Skoro Sąd Okręgowy ustalił, że koszt robót naprawczych wyniósł 53.383,75 złotych brutto, a przyczynienie się powodów do powstania szkody wyniosło 50 %, to kwota 26.691,87 złotych odpowiada wysokości należnego powodom odszkodowania z tytułu szkody doznanej przez nich na skutek wykonanych przez pozwanego prac. Przy czym podkreślenia wymaga, że pozwani w tym zakresie odpowiadają wobec powodów in solidum. Odnośnie ustalonego procentu przyczynienia się powodów do powstałej szkody Sąd miał na uwadze skalę uchybień powodów zarówno na etapie budowy , jak i późniejszej rozbudowy ich obiektu. Nie ulega wątpliwości, że przewidziane w projekcie zasady postępowania, w tym konieczność wymiany gruntu pod posadawianym obiektem jest podstawowym obowiązkiem inwestora, któremu to obowiązkowi powodowie nie sprostali, a nadto mimo świadomości tych uchybień rozbudowywali obiekt. Wreszcie proces osadzania obiektu następował już przed rozpoczęciem robót przez pozwanego H. M.. Skala uchybień powodów wskazuje na konieczność przyjęcia 50% przyczynienia się powodów do powstania szkody.

Za zasadne Sąd Odwoławczy uznał również zarzuty apelującego ubezpieczyciela dotyczące nieuwzględnienia franszyzy redukcyjnej.

Tytułem uwagi ogólnej, wskazać należy, że zasada swobody umów wyrażona w dyspozycji art. 353 1 k.c. uprawniała strony do ukształtowania treści łączącego ich stosunku prawnego według ich uznania, w tym również do zastrzeżenia franszyzy redukcyjnej, która nie sprzeciwia się naturze zawartej umowy, ustawie ani zasadom współżycia społecznego. Łącząca strony umowa dotyczy ubezpieczenia dobrowolnego. W odróżnieniu od ubezpieczeń obowiązkowych, w których prawa i obowiązki stron w znacznej części kształtuje ustawodawca (niezależnie od woli stron, ograniczając tym samym ich swobodę) w umowie ubezpieczenia dobrowolnego strony umowy mogą dowolnie kształtować swoją sytuację prawną. Przez franszyzę redukcyjną uważa się określoną w procentach lub kwotowo wartość redukującą łączne świadczenia ubezpieczeniowe. W przedmiotowej sprawie strony umówiły się, że odpowiedzialność ubezpieczyciela doznaje pewnych ograniczeń. Zauważyć bowiem należy, że strony w § 4 pkt 2 OWU OC określiły franszyzę redukcyjną w wysokości 10% szkody. Zatem, w okolicznościach przedmiotowej sprawy wobec wartości szkody 26.691,87 złotych odszkodowanie należne powodom od pozwanego ad. 1 winno zostać obniżone o kwotę 2.669 złotych.

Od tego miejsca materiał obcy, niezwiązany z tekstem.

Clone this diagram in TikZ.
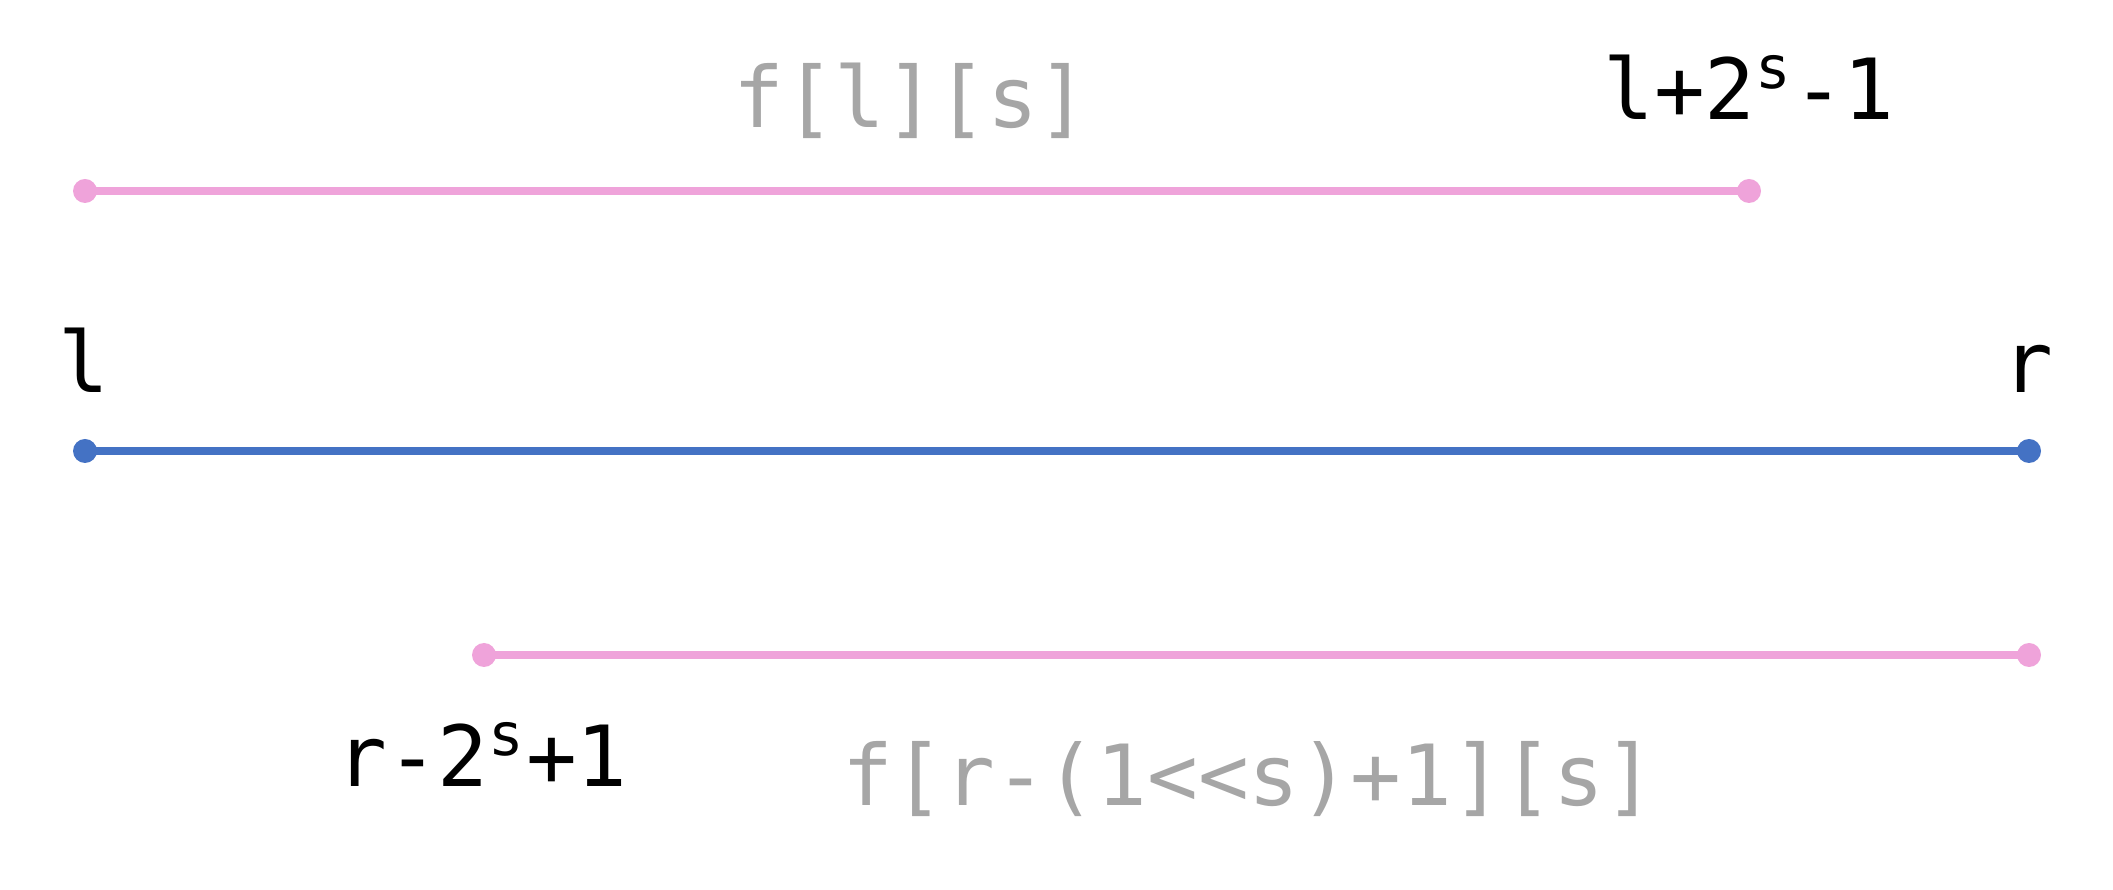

Z tych wszystkich względów konieczne było wydanie wyroku reformatoryjnego o treści jak w punkcie I.1-4 sentencji, na podstawie art. 386 § 1 k.p.c. Apelacja pozwanych w pozostałym zakresie podlegała oddaleniu na podstawie art. 385 k.p.c., o czym orzeczono w pkt II.

Konsekwencję wydania wyroku reformatoryjnego, stanowiła również konieczność zmiany orzeczenia o kosztach postępowania pierwszoinstancyjnego. Zważywszy na to, że w stosunku do wartości przedmiotu sporu strony utrzymały się ze swoimi stanowiskami procesowymi w proporcji: powodowie – 10 %, pozwani – 90 %, w takim też zakresie każda z nich była uprawniona do domagania się od strony przeciwnej poniesionych przez siebie kosztów procesu, podstawę orzekania o których stanowił art. 100 k.p.c. i zasada ich stosunkowego rozdzielenia.

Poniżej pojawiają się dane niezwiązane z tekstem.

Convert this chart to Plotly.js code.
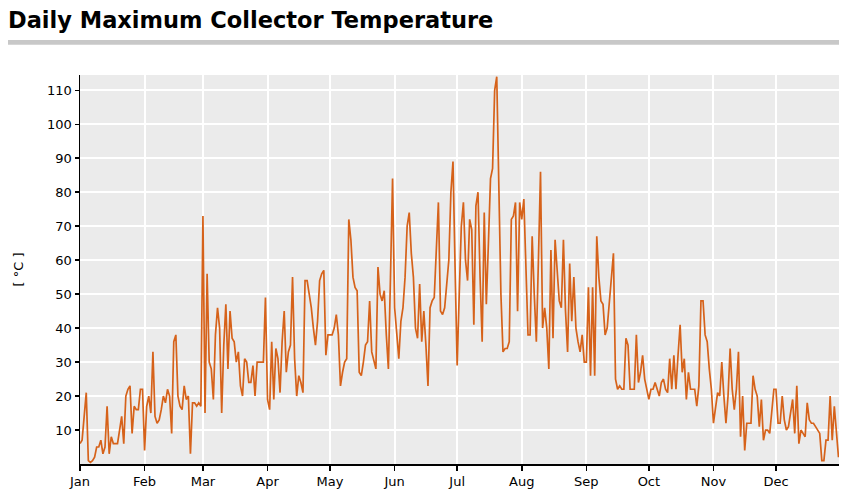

Ostateczne rozliczenie wysokości tych kosztów zostało pozostawione referendarzowi sądowemu w oparciu o art. 108 § 1 k.p.c.

Odnosząc się natomiast do kosztów postępowania apelacyjnego Sąd Apelacyjny uznał, że w postępowaniu apelacyjnym w sprawie wywołanej swoją apelacją pozwany H. M. wygrał postępowanie w 50 % natomiast pozwany ad. 1 w 55 % – ich ostateczne rozliczenie także zostało pozostawione referendarzowi sądowemu na zasadzie art. 108 § 1 k.p.c.